Let $B = (1, X, X^2)$ be a basis for $\mathbb{R}_2[X]$ and $p ∈ \mathcal{L}\big(\mathbb{R}_2[X]\big)$ be the linear map defined by $p(1) = \frac{1}{3}(2 − X − X^2)$, $p(X) = \frac{1}{3}(−1 + 2X − X^2)$ and $p(X^2) = \frac{1}{3} (−1 − X + 2X^2)$.
By definition of the task, I found that $A=M_B(p)$, which is the matrix of $p$ with respect to the basis $B$.
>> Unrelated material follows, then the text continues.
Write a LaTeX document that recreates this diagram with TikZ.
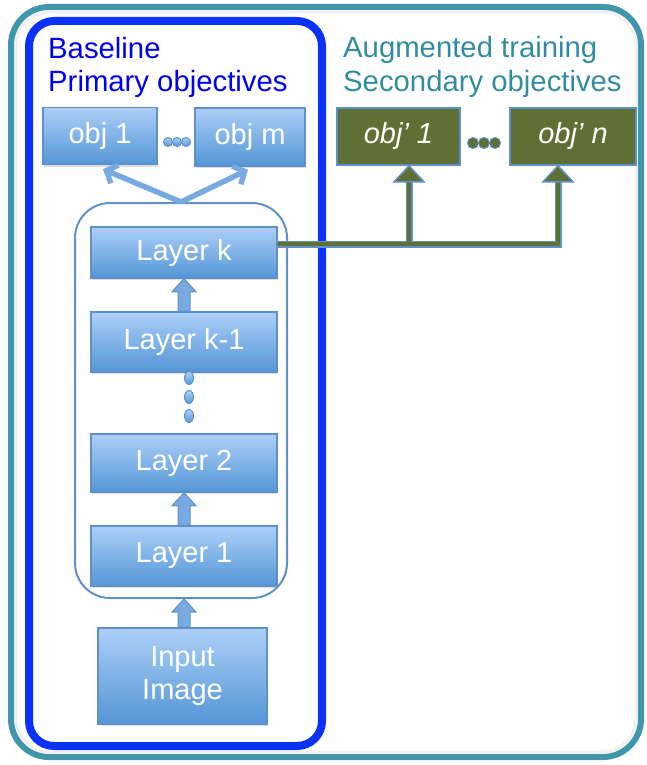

\begin{bmatrix} \frac{2}{3} & -\frac{1}{3} & -\frac{1}{3} \\ -\frac{1}{3} & \frac{2}{3} & -\frac{1}{3} \\ -\frac{1}{3} & -\frac{1}{3} &\frac{2}{3} \\ \end{bmatrix}
(i) Let $(v_1, v_2)$ be a basis for $\text{Im}(p)$ and $(v_3)$ be a basis for $\ker(p)$. Prove that $B' = (v_1, v_2, v_3)$ is a basis for $V$ .
I proved that for all $v$ ∈ V we have $v =\big(v-p(v)\big)+p(v)$.
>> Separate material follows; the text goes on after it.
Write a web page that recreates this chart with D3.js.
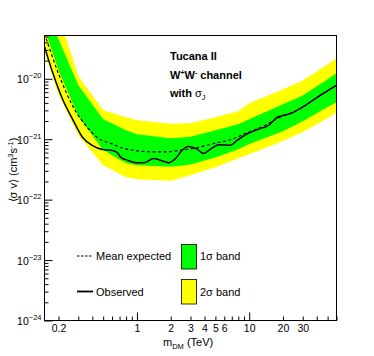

If $y\in\ker(p) ∩ \text{Im}(p)$, then $y = p(v)$ for some $v ∈ V$.
Then, $y = p(y) = p^2(v) = 0$. That is, $(p ◦ p)(y) = p(p(y)) = p(v) = 0$ Hence, $\ker(p) ∩ \text{Im}(p)= \{0\}$.
Also, $\ker(p) + \text{Im}(p) ∈ V$, since each is a subspace of $V$ and their sum is a subspace as well.
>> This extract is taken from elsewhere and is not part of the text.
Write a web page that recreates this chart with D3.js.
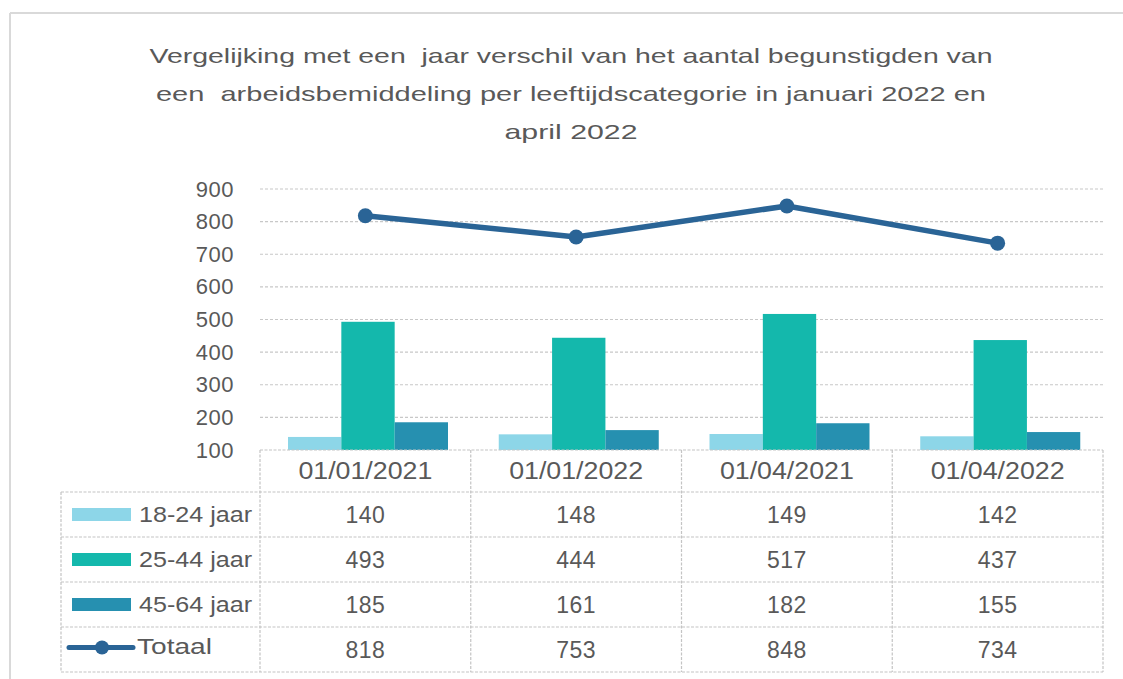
<!DOCTYPE html>
<html>
<head>
<meta charset="utf-8">
<script src="https://cdn.jsdelivr.net/npm/d3@7"></script>
<style>
  html, body { margin: 0; padding: 0; background: #fff; }
  svg { display: block; font-family: "Liberation Sans", Arial, sans-serif; }
</style>
</head>
<body>
<div id="chart"></div>
<script>
// data
const categories = ['01/01/2021', '01/01/2022', '01/04/2021', '01/04/2022'];
const seriesNames = ['18-24 jaar', '25-44 jaar', '45-64 jaar'];
const age18to24 = [140, 148, 149, 142];
const age25to44 = [493, 444, 517, 437];
const age45to64 = [185, 161, 182, 155];
const totaal = [818, 753, 848, 734];
const yTicks = [100, 200, 300, 400, 500, 600, 700, 800, 900];
const titleLines = [
  'Vergelijking met een  jaar verschil van het aantal begunstigden van',
  'een  arbeidsbemiddeling per leeftijdscategorie in januari 2022 en',
  'april 2022'
];

const barSeries = [age18to24, age25to44, age45to64];
const colors = ['#8dd6e8', '#14b8ac', '#2690b0'];
const lineColor = '#2a6496';
const textColor = '#595959';
const gridColor = '#c8c8c8';

const W = 1123, H = 679;
const svg = d3.select('#chart').append('svg')
  .attr('width', W).attr('height', H);

// outer frame (only top & left visible)
svg.append('line').attr('x1', 10).attr('x2', W).attr('y1', 13).attr('y2', 13)
  .attr('stroke', '#d9d9d9').attr('stroke-width', 2);
svg.append('line').attr('x1', 10).attr('x2', 10).attr('y1', 13).attr('y2', H)
  .attr('stroke', '#d9d9d9').attr('stroke-width', 2);

// title
const titleWidths = [843, 830, 133];
svg.append('g').selectAll('text')
  .data(titleLines)
  .join('text')
  .attr('x', 571)
  .attr('y', (d, i) => 63 + i * 38)
  .attr('text-anchor', 'middle')
  .attr('textLength', (d, i) => titleWidths[i])
  .attr('lengthAdjust', 'spacingAndGlyphs')
  .style('white-space', 'pre')
  .style('font-size', '21px')
  .style('fill', textColor)
  .text(d => d);

// scales
const x = d3.scaleBand().domain(categories).range([260, 1103]);
const xSub = d3.scaleBand().domain(seriesNames).range([28, 188]);
const y = d3.scaleLinear().domain([100, 900]).range([450, 189]);

// gridlines
svg.append('g').selectAll('line')
  .data(yTicks.slice(1))
  .join('line')
  .attr('x1', 260).attr('x2', 1103)
  .attr('y1', d => y(d)).attr('y2', d => y(d))
  .attr('stroke', gridColor).attr('stroke-width', 1.2)
  .attr('stroke-dasharray', '3,2');

// y axis labels
const yAxis = d3.axisLeft(y).tickValues(yTicks).tickSize(0).tickPadding(0);
const yG = svg.append('g').attr('transform', 'translate(234,0)').call(yAxis);
yG.select('.domain').remove();
yG.selectAll('text')
  .style('font-size', '22px')
  .style('font-family', '"Liberation Sans", Arial, sans-serif')
  .style('letter-spacing', '0.5px')
  .style('fill', textColor);

// bars
const barData = [];
categories.forEach((c, ci) => {
  seriesNames.forEach((s, si) => {
    barData.push({ cat: c, series: s, value: barSeries[si][ci], color: colors[si] });
  });
});
svg.append('g').selectAll('rect')
  .data(barData)
  .join('rect')
  .attr('x', d => x(d.cat) + xSub(d.series))
  .attr('width', xSub.bandwidth())
  .attr('y', d => y(d.value))
  .attr('height', d => y(100) - y(d.value))
  .attr('fill', d => d.color);

// total line
const lineGen = d3.line()
  .x((d, i) => x(categories[i]) + x.bandwidth() / 2)
  .y(d => y(d));
svg.append('path')
  .datum(totaal)
  .attr('d', lineGen)
  .attr('fill', 'none')
  .attr('stroke', lineColor)
  .attr('stroke-width', 5.5)
  .attr('stroke-linejoin', 'round');
svg.append('g').selectAll('circle')
  .data(totaal)
  .join('circle')
  .attr('cx', (d, i) => x(categories[i]) + x.bandwidth() / 2)
  .attr('cy', d => y(d))
  .attr('r', 7.5)
  .attr('fill', lineColor);

// data table
const rowLabels = seriesNames.concat(['Totaal']);
const rowValues = [age18to24, age25to44, age45to64, totaal];
const rowY = d3.scaleBand().domain(rowLabels).range([492, 672]);
const tableLeft = 61;
const border = { stroke: '#c4c4c4', dash: '3,1.5', w: 1.2 };
const tg = svg.append('g');

function hline(x1, x2, yy) {
  tg.append('line').attr('x1', x1).attr('x2', x2).attr('y1', yy).attr('y2', yy)
    .attr('stroke', border.stroke).attr('stroke-width', border.w)
    .attr('stroke-dasharray', border.dash);
}
function vline(xx, y1, y2) {
  tg.append('line').attr('x1', xx).attr('x2', xx).attr('y1', y1).attr('y2', y2)
    .attr('stroke', border.stroke).attr('stroke-width', border.w)
    .attr('stroke-dasharray', border.dash);
}

hline(260, 1103, 450);
rowLabels.forEach(r => hline(tableLeft, 1103, rowY(r)));
hline(tableLeft, 1103, 672);
vline(tableLeft, 492, 672);
categories.forEach(c => vline(x(c), 450, 672));
vline(1103, 450, 672);

// header
tg.selectAll('text.hdr')
  .data(categories)
  .join('text')
  .attr('class', 'hdr')
  .attr('x', d => x(d) + x.bandwidth() / 2)
  .attr('y', 471)
  .attr('dy', '0.35em')
  .attr('text-anchor', 'middle')
  .attr('textLength', 134)
  .attr('lengthAdjust', 'spacingAndGlyphs')
  .style('font-size', '23px')
  .style('fill', textColor)
  .text(d => d);

// values
rowLabels.forEach((r, ri) => {
  tg.append('g').selectAll('text')
    .data(rowValues[ri])
    .join('text')
    .attr('x', (d, i) => x(categories[i]) + x.bandwidth() / 2)
    .attr('y', rowY(r) + rowY.bandwidth() / 2)
    .attr('dy', '0.35em')
    .attr('text-anchor', 'middle')
    .style('font-size', '23px')
    .style('letter-spacing', '0.5px')
    .style('fill', textColor)
    .text(d => d);
});

// legend keys in table
seriesNames.forEach((s, si) => {
  const cy = rowY(s) + rowY.bandwidth() / 2;
  tg.append('rect')
    .attr('x', 72).attr('y', cy - 6.5)
    .attr('width', 59).attr('height', 13)
    .attr('fill', colors[si]);
});
const ty = rowY('Totaal') + rowY.bandwidth() / 2 - 2;
tg.append('line').attr('x1', 69).attr('x2', 133).attr('y1', ty).attr('y2', ty)
  .attr('stroke', lineColor).attr('stroke-width', 5).attr('stroke-linecap', 'round');
tg.append('circle').attr('cx', 102).attr('cy', ty).attr('r', 7).attr('fill', lineColor);

tg.selectAll('text.lbl')
  .data(rowLabels)
  .join('text')
  .attr('class', 'lbl')
  .attr('x', (d, i) => i === 3 ? 137 : 139)
  .attr('y', (d, i) => rowY(d) + rowY.bandwidth() / 2 + (i === 3 ? -3 : 0))
  .attr('dy', '0.35em')
  .attr('textLength', (d, i) => i === 3 ? 75 : 113)
  .attr('lengthAdjust', 'spacingAndGlyphs')
  .style('font-size', '22px')
  .style('fill', textColor)
  .text(d => d);
</script>
</body>
</html>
(ii) Also, I am asked to compute $M = M_{B'}(p)$. I know that $A^2 = A$, so $p(v) = p\big(p(w)\big) = (p ◦ p)(w) = p (w) = v$, but I struggling to continue further.
How should I better approach this?
1) I think you got the general idea but you should write it out more clearly.
Notice that $A^2 = A$
Let $v\in Im \; p$ then $\exists w \in V : v = Aw.$ And $$Av = A^2w = A w = v.$$
Therefore the restriction of $p$ to the subspace $Im \; p$ is the identity.
Let $v \in \ker p \in Im \; p$ then
$$v = \underbrace{v - p(v)}_{\in \ker\;p} + \underbrace{p(v)}_{\in Im \;p}.$$
Now show that $ Im \; p \cap \ker p = \{0\}$. Let $y \in Im \; p \cap \ker p \Rightarrow \exists v \in V: y = p(v).$
Since $y \in Im \; p : p(y) = y$ but $y \in \ker p$ so we also have $p(y) = 0.$
So $ Im \; p \cap \ker p = \{0\}$ and we have $V = Im \; p \oplus \ker p$.
Therefore $$ B = \{v_1,v_2,v_3\}$$ is a basis of $V$.
2) Let $$A = \begin{bmatrix} \frac{2}{3} & -\frac{1}{3} & -\frac{1}{3} \\ -\frac{1}{3} & \frac{2}{3} & -\frac{1}{3} \\ -\frac{1}{3} & -\frac{1}{3} &\frac{2}{3} \\ \end{bmatrix} $$
Since $B' = \{v_1,v_2,v_3 \}$ is a basis of $V$ we have $ \forall v \in V , \exists \lambda_1,\lambda_2,\lambda_3 : v = \sum_i \lambda_i v_i$.
Finally since $v_1,v_2 \in Im \; p$ and $v_3 \in \ker p$ and $p$ is linear:
\begin{align*} p(v) &= p (\sum_i \lambda_i v_i) \\ &= \sum_i \lambda_ip(v_i) \\ &=\lambda_1 v_1 + \lambda_2 v_2 + \lambda_3p(v_3) \\ &= \lambda_1 v_1 + \lambda_2 v_2 + 0. \end{align*}
The matrix in the basis $B'$ is
$$M = \begin{bmatrix} 1 & 0 & 0 \\ 0& 1 & 0 \\ 0& 0 & 0\\ \end{bmatrix}. $$
You can see $p$ as a projection of $R_2[X]$ onto the subspace $ Im \; p$.